Now know yee that I have hereby appointed & in my place put my trusty ffriend Isaacke Allerton of New England mariner my lawful attorney for me & in my name to demand & recover the said summe of the said Thomas Beeche his executors and administrators and also for me to receive the said six pounds three shillings and nyne pence of the said Thomas Beech from whome the same is due to me, to my use; and acquittances sufficient in my place thereupon to make Ratefying and allowing whatever my said Attorney shall lawfully doe in the premises. In witnesse, &c. nrn.

Robto. Sedgwicke & mei. (ls)

Thomas Beech, I pray you pay unto my good ffriend Mr. Isaacke Allerton the abovesaid somme of thirty-three pounds foure shillings and six pence.

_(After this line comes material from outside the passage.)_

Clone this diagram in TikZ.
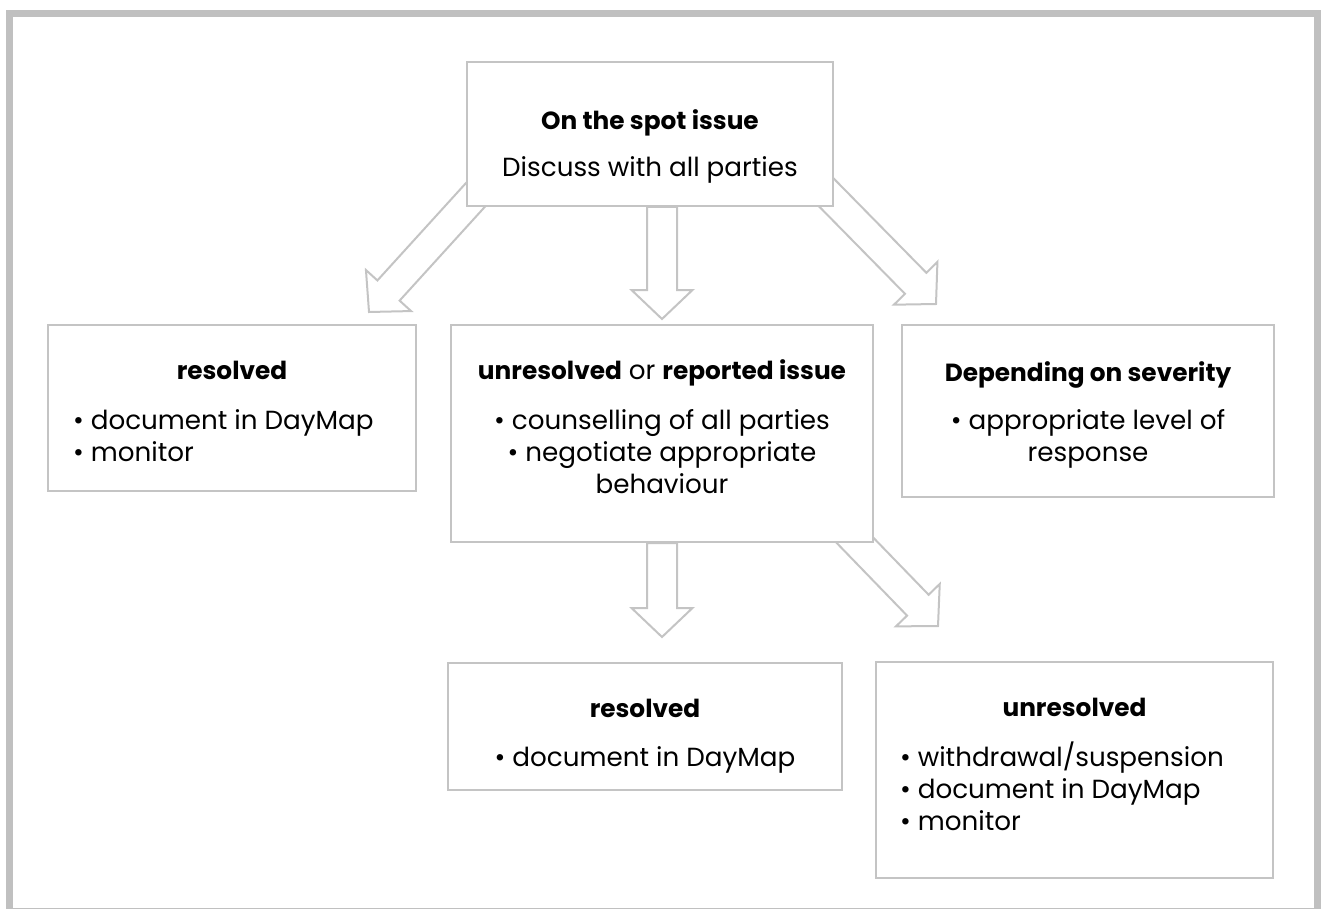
\documentclass[tikz,border=0pt]{standalone}
\usepackage{fontspec}
\setmainfont{Poppins}
\usetikzlibrary{positioning}
\usetikzlibrary{calc}
\usetikzlibrary{backgrounds}
\definecolor{framegray}{HTML}{C0C0C0}
\definecolor{boxgray}{HTML}{C4C4C4}
\tikzset{
  stage/.style={draw=boxgray, line width=1pt, fill=white, inner sep=0pt},
  arrowline/.style={draw=boxgray, line width=1pt, fill=white, line join=miter}
}
% bold heading, a little smaller than the body text
\newcommand\heading[1]{{\fontsize{12.4}{16}\selectfont\bfseries #1}}
% hollow block arrow from #1 to the tip #2
\newcommand\blockarrow[2]{
  \coordinate (ah) at ($(#2)!14.5pt!(#1)$);
  \draw[arrowline] ($(#1)!7.5pt!90:(#2)$) -- ($(ah)!7.5pt!90:(#2)$) -- ($(ah)!15.25pt!90:(#2)$)
    -- (#2) -- ($(ah)!15.25pt!-90:(#2)$) -- ($(ah)!7.5pt!-90:(#2)$) -- ($(#1)!7.5pt!-90:(#2)$) -- cycle;
}

\begin{document}
\begin{tikzpicture}[x=0.5pt, y=-0.5pt, font=\fontsize{13.1}{16}\selectfont]
  \useasboundingbox (0,0) rectangle (1321,909);
  \draw[framegray, line width=3.5pt] (9.5,13.5) rectangle (1317,911);

  \node[stage] (spot) at (650,134) {\parbox[c][72pt][t]{183pt}{\centering
    \rule{0pt}{34pt}\heading{On the spot issue}\par\vspace{7.5pt}
    Discuss with all parties}};
  \node[stage] (res) at (232,408) {\parbox[c][83pt][t]{184pt}{\centering
    \rule{0pt}{27pt}\heading{resolved}\par\vspace{9pt}
    \raggedright\leftskip=12.5pt
    \textbullet\ document in DayMap\\
    \textbullet\ monitor}};
  \node[stage] (unres) at (662,433.5) {\parbox[c][108.5pt][t]{211pt}{\centering
    \rule{0pt}{27pt}\heading{unresolved} or \heading{reported issue}\par\vspace{9pt}
    \textbullet\ counselling of all parties\\
    \textbullet\ negotiate appropriate\\
    behaviour}};
  \node[stage] (sev) at (1088,411) {\parbox[c][86pt][t]{186pt}{\centering
    \rule{0pt}{28pt}\heading{Depending on severity}\par\vspace{8pt}
    \textbullet\ appropriate level of\\
    response}};
  \node[stage] (res2) at (645,726.5) {\parbox[c][63.5pt][t]{197pt}{\centering
    \rule{0pt}{27pt}\heading{resolved}\par\vspace{8.5pt}
    \textbullet\ document in DayMap}};
  \node[stage] (unres2) at (1074.5,770) {\parbox[c][108pt][t]{198.5pt}{\centering
    \rule{0pt}{27pt}\heading{unresolved}\par\vspace{9pt}
    \raggedright\leftskip=12pt
    \textbullet\ withdrawal/suspension\\
    \textbullet\ document in DayMap\\
    \textbullet\ monitor}};

  % arrows sit behind the boxes
  \begin{scope}[on background layer]
    \coordinate (tipres) at ($(res.north east)+(-48,-12)$);
    \coordinate (tipsev) at ($(sev.north west)+(35,-20)$);
    \coordinate (tipunres2) at ($(unres2.north west)+(63,-35)$);
    \blockarrow{$(spot.south west)+(13,-16)$}{tipres}
    \blockarrow{spot.south -| unres.north}{$(unres.north)+(0,-5)$}
    \blockarrow{$(spot.south east)+(-13,-20)$}{tipsev}
    \blockarrow{unres.south}{$(res2.north -| unres.south)+(0,-25)$}
    \blockarrow{$(unres.south east)+(-28,-12)$}{tipunres2}
  \end{scope}
\end{tikzpicture}
\end{document}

And I further desire you to demand, recover and receive for me the abovesaid somme of 6 L. 3s 9d of the said partyes who owe the same unto me, and upon payment give them acquittances, wch when you have received pay over to my said ffriend Mr. Isaccke Allerton according to my Letter of Attorney to him made the Day of the Date hereof in that behalfe. Witness my hand the twenty-nynth day of March Anno Dni 1639.

REF: Thomas Lechford's Mss. Note Book, New England Historic Genealogical Society Library, Boston (Vol 7, Transactions of Am. Antiquarian Soc., Boston, 1885) as reprinted in H. Prescott Beach, "Thomas Beach of New Amsterdam, 1638-1640", New York Genealogical and Biographical Record, Vol. 68 (Apr, 1937), pp. 104-106.